• [PROBLEM]
Determine how many lines of the entries contain "this". Reply with that number alone.

• [EXERCISE INPUTS]
____

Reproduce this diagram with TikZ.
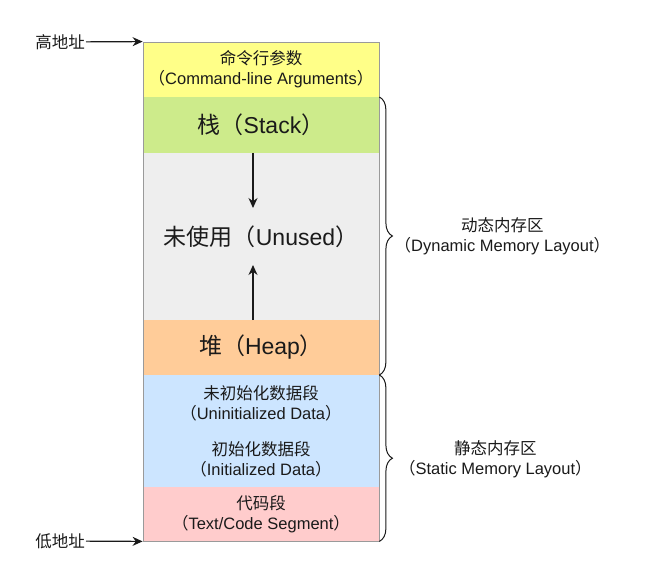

____

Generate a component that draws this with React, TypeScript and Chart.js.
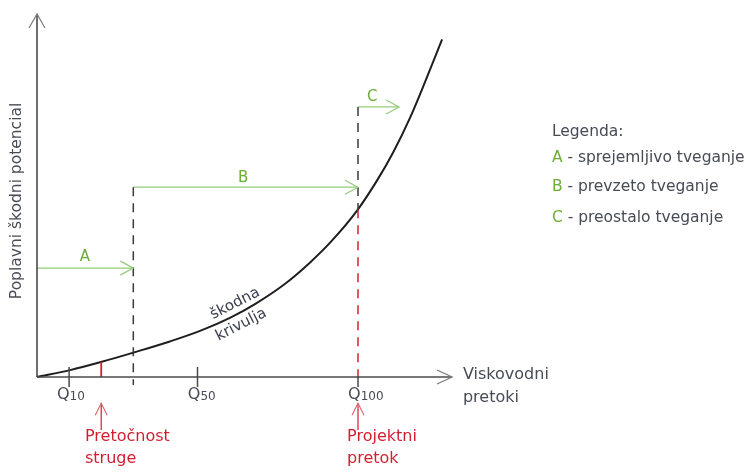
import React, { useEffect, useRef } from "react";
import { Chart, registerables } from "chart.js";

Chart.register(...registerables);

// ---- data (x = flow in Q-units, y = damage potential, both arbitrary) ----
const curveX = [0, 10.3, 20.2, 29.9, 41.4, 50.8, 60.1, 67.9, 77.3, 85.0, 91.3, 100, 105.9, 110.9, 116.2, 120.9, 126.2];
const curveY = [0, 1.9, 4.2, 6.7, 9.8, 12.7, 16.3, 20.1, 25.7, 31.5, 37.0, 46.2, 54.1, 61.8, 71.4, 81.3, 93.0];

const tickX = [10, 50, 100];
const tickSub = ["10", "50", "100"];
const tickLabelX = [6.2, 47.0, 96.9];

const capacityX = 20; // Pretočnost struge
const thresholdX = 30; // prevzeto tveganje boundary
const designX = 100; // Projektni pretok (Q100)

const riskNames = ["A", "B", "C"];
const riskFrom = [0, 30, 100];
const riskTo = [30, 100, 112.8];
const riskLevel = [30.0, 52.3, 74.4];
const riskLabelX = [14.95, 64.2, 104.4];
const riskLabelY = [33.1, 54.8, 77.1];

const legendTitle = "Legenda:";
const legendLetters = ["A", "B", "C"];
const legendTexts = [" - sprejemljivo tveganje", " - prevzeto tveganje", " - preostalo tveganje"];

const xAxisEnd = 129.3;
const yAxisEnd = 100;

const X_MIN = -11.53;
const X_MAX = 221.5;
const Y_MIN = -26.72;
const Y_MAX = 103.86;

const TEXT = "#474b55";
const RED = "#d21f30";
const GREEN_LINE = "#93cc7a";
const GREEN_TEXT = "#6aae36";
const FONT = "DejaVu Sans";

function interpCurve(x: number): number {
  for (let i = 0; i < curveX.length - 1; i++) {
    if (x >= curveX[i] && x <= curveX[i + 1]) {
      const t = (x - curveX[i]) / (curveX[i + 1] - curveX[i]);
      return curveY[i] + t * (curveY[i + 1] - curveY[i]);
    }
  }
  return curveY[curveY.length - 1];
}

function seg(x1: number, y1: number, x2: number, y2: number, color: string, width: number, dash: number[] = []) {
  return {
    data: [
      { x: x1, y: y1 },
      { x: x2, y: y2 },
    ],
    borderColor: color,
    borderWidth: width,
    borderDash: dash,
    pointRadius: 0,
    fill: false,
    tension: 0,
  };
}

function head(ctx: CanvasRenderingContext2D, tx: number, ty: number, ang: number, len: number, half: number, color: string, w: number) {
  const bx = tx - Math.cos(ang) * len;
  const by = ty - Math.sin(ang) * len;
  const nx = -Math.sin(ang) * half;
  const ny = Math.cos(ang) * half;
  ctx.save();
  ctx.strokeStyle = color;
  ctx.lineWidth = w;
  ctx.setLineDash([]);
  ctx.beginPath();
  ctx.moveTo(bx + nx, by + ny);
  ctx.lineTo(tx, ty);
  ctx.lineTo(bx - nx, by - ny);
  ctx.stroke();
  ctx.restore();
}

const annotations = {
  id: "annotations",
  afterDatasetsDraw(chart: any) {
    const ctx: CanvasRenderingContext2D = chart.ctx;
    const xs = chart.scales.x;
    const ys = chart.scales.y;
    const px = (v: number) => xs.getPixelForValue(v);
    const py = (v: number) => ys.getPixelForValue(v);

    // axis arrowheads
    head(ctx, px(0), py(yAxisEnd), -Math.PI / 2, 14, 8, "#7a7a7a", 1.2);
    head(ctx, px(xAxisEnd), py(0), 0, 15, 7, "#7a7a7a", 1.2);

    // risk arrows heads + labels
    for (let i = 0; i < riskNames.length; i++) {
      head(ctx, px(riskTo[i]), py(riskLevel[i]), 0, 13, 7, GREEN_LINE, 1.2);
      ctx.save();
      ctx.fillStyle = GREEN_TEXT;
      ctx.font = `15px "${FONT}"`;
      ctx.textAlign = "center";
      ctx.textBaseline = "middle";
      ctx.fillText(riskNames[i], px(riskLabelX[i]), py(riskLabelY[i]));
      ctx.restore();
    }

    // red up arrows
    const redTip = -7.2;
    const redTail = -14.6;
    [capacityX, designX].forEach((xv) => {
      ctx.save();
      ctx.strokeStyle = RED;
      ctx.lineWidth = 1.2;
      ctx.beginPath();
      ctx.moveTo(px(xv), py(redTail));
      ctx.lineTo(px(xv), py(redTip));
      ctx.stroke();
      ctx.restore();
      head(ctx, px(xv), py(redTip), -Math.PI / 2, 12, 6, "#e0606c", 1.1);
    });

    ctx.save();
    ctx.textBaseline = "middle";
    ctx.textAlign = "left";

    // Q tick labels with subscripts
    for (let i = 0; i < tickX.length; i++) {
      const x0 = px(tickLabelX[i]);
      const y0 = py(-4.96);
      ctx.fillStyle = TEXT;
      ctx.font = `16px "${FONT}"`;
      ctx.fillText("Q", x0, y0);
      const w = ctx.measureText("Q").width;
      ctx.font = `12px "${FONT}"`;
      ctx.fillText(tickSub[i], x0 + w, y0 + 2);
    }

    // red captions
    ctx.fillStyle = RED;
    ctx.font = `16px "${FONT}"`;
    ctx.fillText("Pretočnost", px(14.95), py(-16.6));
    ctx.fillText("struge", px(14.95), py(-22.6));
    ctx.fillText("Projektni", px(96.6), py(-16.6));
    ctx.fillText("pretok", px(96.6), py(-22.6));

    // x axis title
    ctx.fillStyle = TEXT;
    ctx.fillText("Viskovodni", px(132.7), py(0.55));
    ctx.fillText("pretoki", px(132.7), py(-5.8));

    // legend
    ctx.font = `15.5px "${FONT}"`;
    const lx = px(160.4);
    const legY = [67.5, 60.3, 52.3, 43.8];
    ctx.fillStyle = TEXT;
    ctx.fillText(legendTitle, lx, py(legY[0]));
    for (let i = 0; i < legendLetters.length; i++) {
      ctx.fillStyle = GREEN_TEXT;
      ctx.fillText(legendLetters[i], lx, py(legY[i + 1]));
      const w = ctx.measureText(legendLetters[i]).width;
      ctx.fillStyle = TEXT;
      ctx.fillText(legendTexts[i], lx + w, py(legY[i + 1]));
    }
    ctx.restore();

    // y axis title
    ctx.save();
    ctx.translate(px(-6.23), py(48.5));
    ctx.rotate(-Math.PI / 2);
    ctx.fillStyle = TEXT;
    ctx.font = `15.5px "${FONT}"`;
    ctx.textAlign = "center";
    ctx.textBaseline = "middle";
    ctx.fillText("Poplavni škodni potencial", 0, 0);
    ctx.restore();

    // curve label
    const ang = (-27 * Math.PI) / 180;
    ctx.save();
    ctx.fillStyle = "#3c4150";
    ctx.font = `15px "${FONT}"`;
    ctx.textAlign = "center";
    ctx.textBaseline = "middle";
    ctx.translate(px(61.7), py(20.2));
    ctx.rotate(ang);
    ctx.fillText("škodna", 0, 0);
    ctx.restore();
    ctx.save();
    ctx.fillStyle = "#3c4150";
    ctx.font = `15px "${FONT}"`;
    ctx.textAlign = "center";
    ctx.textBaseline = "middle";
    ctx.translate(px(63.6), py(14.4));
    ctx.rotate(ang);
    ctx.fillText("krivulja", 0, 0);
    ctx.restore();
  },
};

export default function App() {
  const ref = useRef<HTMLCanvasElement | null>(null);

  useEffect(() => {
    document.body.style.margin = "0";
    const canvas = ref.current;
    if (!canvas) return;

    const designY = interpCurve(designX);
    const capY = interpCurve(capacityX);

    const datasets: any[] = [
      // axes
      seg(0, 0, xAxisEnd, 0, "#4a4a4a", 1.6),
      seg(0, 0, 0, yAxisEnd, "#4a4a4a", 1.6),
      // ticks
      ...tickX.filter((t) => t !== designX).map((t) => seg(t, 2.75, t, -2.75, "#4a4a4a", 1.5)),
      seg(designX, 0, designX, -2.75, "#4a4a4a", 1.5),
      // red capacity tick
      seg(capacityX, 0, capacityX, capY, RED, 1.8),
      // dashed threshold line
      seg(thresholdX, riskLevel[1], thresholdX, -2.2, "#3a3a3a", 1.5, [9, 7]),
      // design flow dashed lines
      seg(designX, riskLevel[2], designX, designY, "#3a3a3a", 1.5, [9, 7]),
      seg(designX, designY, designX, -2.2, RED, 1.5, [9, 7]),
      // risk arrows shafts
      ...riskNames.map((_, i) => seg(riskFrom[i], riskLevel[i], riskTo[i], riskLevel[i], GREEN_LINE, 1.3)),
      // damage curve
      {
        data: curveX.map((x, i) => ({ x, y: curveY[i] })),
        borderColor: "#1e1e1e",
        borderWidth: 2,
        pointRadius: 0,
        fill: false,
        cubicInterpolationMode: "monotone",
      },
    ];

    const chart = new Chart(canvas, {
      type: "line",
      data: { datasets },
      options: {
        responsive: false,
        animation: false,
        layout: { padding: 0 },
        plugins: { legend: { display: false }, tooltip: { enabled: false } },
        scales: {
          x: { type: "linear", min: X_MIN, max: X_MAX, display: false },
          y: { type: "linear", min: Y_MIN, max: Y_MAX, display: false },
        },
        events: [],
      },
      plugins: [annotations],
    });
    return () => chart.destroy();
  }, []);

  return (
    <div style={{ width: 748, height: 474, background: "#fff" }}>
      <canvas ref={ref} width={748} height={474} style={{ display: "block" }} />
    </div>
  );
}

____

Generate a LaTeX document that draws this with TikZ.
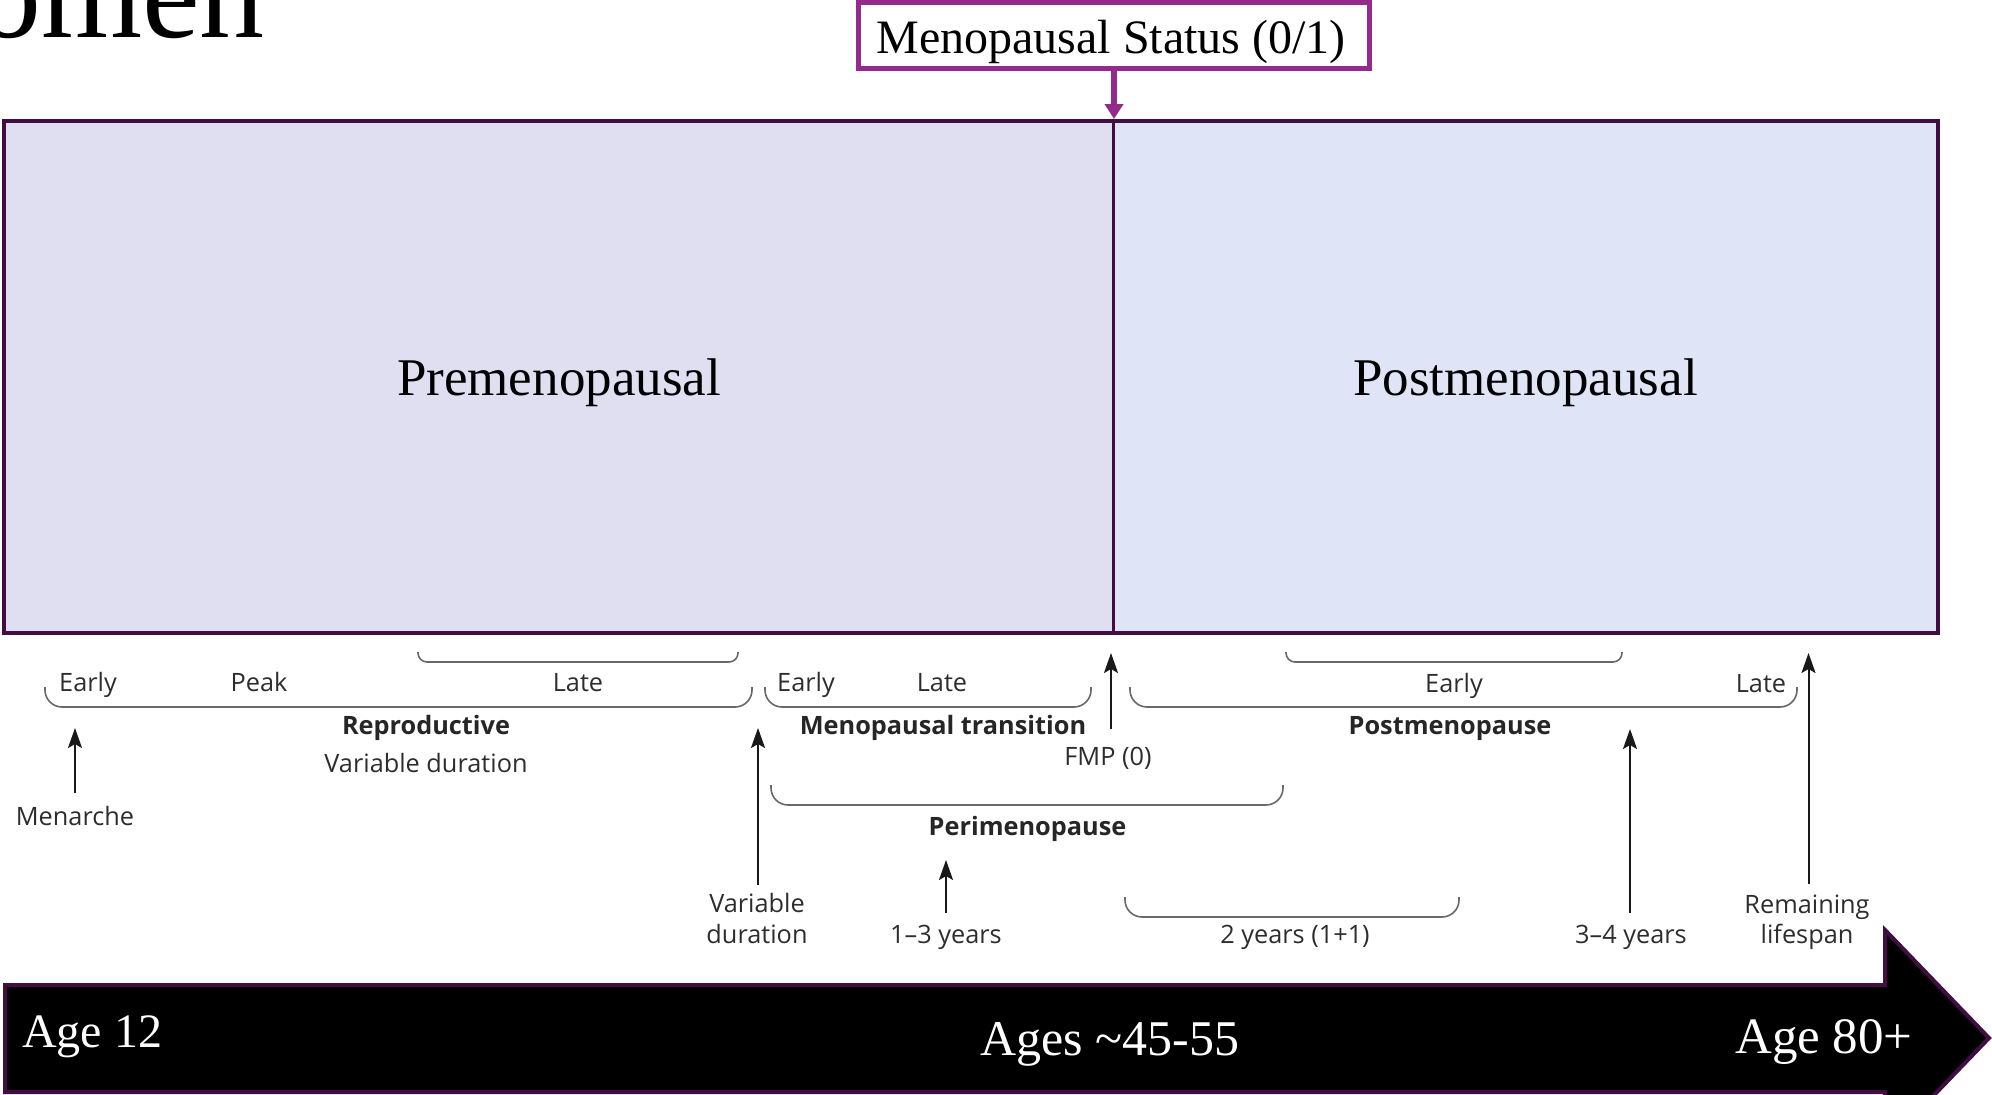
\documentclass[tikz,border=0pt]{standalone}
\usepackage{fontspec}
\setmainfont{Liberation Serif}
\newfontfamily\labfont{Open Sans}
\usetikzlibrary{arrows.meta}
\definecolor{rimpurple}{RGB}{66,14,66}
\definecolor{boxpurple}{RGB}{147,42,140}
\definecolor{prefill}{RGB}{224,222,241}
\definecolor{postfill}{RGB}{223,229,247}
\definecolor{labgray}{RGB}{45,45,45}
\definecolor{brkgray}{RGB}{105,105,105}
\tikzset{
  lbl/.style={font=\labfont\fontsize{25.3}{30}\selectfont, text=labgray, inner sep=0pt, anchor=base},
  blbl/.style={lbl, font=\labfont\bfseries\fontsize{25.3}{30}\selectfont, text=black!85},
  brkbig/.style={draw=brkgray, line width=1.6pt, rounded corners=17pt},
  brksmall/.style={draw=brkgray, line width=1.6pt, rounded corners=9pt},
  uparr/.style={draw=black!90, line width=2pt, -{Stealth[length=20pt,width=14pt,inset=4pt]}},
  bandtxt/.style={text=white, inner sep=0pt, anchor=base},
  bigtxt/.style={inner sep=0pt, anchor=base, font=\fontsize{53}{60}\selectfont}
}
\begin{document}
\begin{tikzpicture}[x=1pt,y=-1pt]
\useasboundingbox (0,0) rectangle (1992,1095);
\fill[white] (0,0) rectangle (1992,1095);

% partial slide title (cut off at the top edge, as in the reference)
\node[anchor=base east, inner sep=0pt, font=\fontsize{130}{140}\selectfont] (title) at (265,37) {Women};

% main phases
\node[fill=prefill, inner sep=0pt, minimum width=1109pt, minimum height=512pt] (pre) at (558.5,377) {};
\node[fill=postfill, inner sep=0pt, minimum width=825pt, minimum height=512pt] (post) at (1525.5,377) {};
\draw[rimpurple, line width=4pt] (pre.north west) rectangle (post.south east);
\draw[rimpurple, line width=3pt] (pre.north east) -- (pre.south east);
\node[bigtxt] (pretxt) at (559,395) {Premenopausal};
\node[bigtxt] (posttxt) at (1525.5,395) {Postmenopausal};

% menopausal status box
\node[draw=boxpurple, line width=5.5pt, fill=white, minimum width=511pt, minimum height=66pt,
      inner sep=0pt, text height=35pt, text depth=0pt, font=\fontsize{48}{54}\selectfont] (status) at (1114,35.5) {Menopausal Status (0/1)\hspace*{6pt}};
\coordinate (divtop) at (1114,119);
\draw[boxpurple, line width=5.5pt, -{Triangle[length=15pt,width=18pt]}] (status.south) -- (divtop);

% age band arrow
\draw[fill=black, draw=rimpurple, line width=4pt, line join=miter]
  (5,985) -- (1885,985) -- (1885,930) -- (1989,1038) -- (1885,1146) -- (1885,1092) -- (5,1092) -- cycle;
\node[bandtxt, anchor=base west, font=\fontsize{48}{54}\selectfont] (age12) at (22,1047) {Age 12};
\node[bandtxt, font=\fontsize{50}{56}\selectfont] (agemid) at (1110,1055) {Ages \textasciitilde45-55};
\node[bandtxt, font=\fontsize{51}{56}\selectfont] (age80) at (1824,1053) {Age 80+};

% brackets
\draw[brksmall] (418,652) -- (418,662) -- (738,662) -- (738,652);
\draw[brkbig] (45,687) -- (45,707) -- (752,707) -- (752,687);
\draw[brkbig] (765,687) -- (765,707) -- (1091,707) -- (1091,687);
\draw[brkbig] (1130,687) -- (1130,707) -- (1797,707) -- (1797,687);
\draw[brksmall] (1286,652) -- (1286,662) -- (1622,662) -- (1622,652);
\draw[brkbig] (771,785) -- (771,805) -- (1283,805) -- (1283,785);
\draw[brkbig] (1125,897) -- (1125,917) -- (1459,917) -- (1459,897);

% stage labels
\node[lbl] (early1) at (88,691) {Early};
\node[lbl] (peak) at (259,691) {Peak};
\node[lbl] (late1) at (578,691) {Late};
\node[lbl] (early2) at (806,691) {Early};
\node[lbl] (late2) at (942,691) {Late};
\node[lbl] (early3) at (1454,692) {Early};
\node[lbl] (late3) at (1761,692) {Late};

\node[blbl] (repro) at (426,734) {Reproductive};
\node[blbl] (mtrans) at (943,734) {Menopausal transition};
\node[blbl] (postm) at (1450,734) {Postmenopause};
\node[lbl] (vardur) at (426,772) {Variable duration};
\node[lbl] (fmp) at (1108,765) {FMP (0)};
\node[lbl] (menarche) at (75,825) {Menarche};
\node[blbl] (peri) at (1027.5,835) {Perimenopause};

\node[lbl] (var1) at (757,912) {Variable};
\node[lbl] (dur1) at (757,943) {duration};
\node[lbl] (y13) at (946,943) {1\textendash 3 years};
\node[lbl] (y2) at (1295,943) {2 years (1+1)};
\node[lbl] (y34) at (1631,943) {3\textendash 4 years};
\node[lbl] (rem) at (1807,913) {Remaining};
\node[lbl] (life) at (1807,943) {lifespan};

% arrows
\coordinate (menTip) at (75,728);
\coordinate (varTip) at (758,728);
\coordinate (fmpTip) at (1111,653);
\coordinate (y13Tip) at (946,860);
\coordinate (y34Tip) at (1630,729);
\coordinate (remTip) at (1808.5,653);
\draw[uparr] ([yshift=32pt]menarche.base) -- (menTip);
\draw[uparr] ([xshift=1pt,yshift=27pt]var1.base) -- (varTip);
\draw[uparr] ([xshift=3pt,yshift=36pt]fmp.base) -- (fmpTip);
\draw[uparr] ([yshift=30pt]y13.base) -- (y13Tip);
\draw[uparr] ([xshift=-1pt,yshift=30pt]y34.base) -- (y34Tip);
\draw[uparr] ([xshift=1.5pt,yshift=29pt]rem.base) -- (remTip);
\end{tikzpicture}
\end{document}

____

• [ANSWER TO THE EXERCISE]
3